Город северных пенсионеров и блондинок, музеев и университетов. Много студентов. Несколько православных церквушек и мечеть.
На мой вопрос об образовательном медийном поле Махмуд отвечает, что оно отсутствует. В Майкопе такая же ситуация, что и по всей стране — образовательных газет, журналов практически нет. Адыгский государственный университет выпускает «Вестник АГУ» — о жизни университета. «А радио, телевидение ведут тему
образования?» — «Нет, время от времени…»
Они, по словам Махмуда, находятся как бы в ситуации народного эпоса, передаваемого из уст в уста. «Наше информационное поле — циркуляры из
Минобра», — смеется он.
Дикоплодовые леса
с многовековой культурной биографией
Гази Кушукович Чемсо, которого мой любезный провожатый попросил сегодня пообщаться со мной, один из тех, кто помогает обрести потерянное.
Он основатель фонда, который занимается и репатриантами, и памятниками, и черкесскими садами… А в прошлом был руководителем администрации главы республики, несколько раз министром культуры, представителем министерства иностранных дел по возвращению адыгов из Косово.
Рядом со скромным домом правительства стоит трехэтажный, как будто жилой дом, а на нем, среди разного, табличка: «Комиссия по вопросам помилования при главе Республики… Дни приема…»
Нам вроде не сюда, но странно, какая-то ниточка протягивается между милосердием к саду и к человеку. Или жестокостью… В русско-кавказскую войну солдаты рубили старинные черкесские сады — делали просеки, чтобы добраться до аулов в ущельях.
Культура садоводства на Северо-Западном Кавказе и Черноморском побережье насчитывает свыше трех тысяч лет. О наличии садов в древние времена на Кавказе упоминает в «Одиссее» Гомер. Некоторые ученые (среди них был и П.М.Жуковский — учитель Н.И. Вавилова) считали, что население регионов у Эгейского моря заимствовало искусство разведения садов у жителей Черноморского побережья.
До XX века садами были заняты огромные пространства в горных районах. Первоначально плодовые растения — яблоня, груша, сладкие каштаны, слива, кизил, алыча, черешня, грецкий орех — произрастали в лесах в диких формах. Впоследствии их начали окультуривать.
В основе лежал многовековой опыт черкесов, которые тщательно охраняли плодовые деревья, отбирали наиболее урожайные и размножали прививками. Неизвестными нам садоводами было выведено большое количество плодовых сортов.
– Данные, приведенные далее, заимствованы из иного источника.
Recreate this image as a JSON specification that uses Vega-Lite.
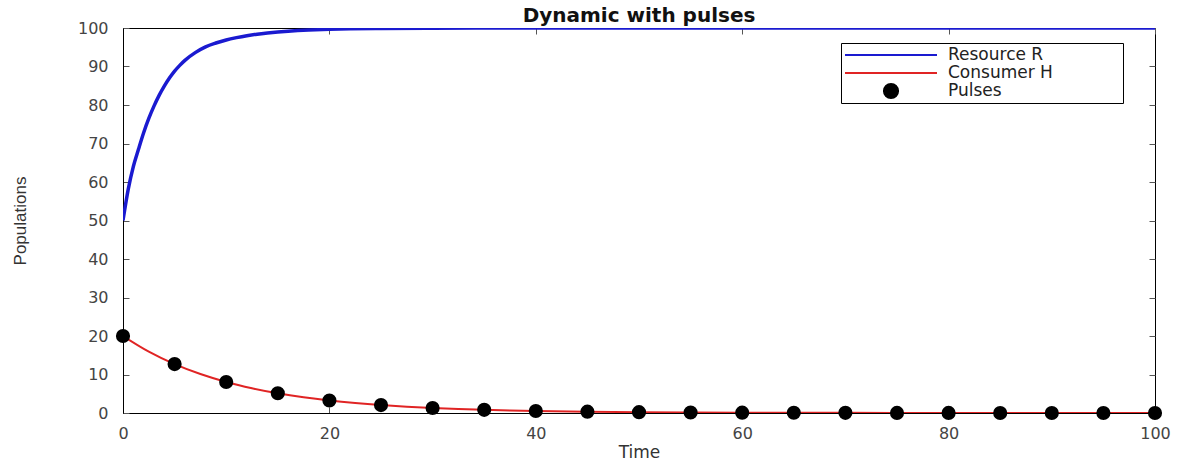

Практически в каждой местности были свои, наиболее приспособленные к особенностям климата. До нас дошли некоторые названия (например, у яблок: «розмарин черкесский», «азиатка», «яблоко княжны», «черкесское длинное», «черкесское кислое», «черкесское сладкое»).
С Кавказской войны начался упадок садоводства. Значительная часть садов оказалась заброшенной и погибла.
Старых черкесских садов сохранилось сегодня не много. При этом, как отмечают исследователи, до сих пор не проводилась селекционная инвентаризация дикоплодовых лесов, несмотря на заявления об их высокой генетической ценности.
Об «изумительном богатстве старых черкесских садов» писал академик Мичурин, призывая селекционеров обратить на них особое внимание. В советское время,
с 1940-х годов, окультуриванием дикоплодовых лесов занимались отдельные сотрудники опытных станций. В 1960-е — в дело вмешались политики. Подобно среднему всеобучу семидесятых («два пишем, три в уме»), была запущена кампания «массового облагораживания» дикоплодовых лесов Северного Кавказа. Дикорастущие груши и яблони были переданы колхозам и совхозам. Начались интенсивные вырубки деревьев разного возраста и неумелые прививки, делавшиеся случайными людьми. Искусственно привитые насаждения партия требовала создавать и на пологих склонах, и на крутых.
Это было ошибкой — только в Краснодарском крае погибли десятки тысяч гектаров высокопродуктивных дикоплодовых древостоев.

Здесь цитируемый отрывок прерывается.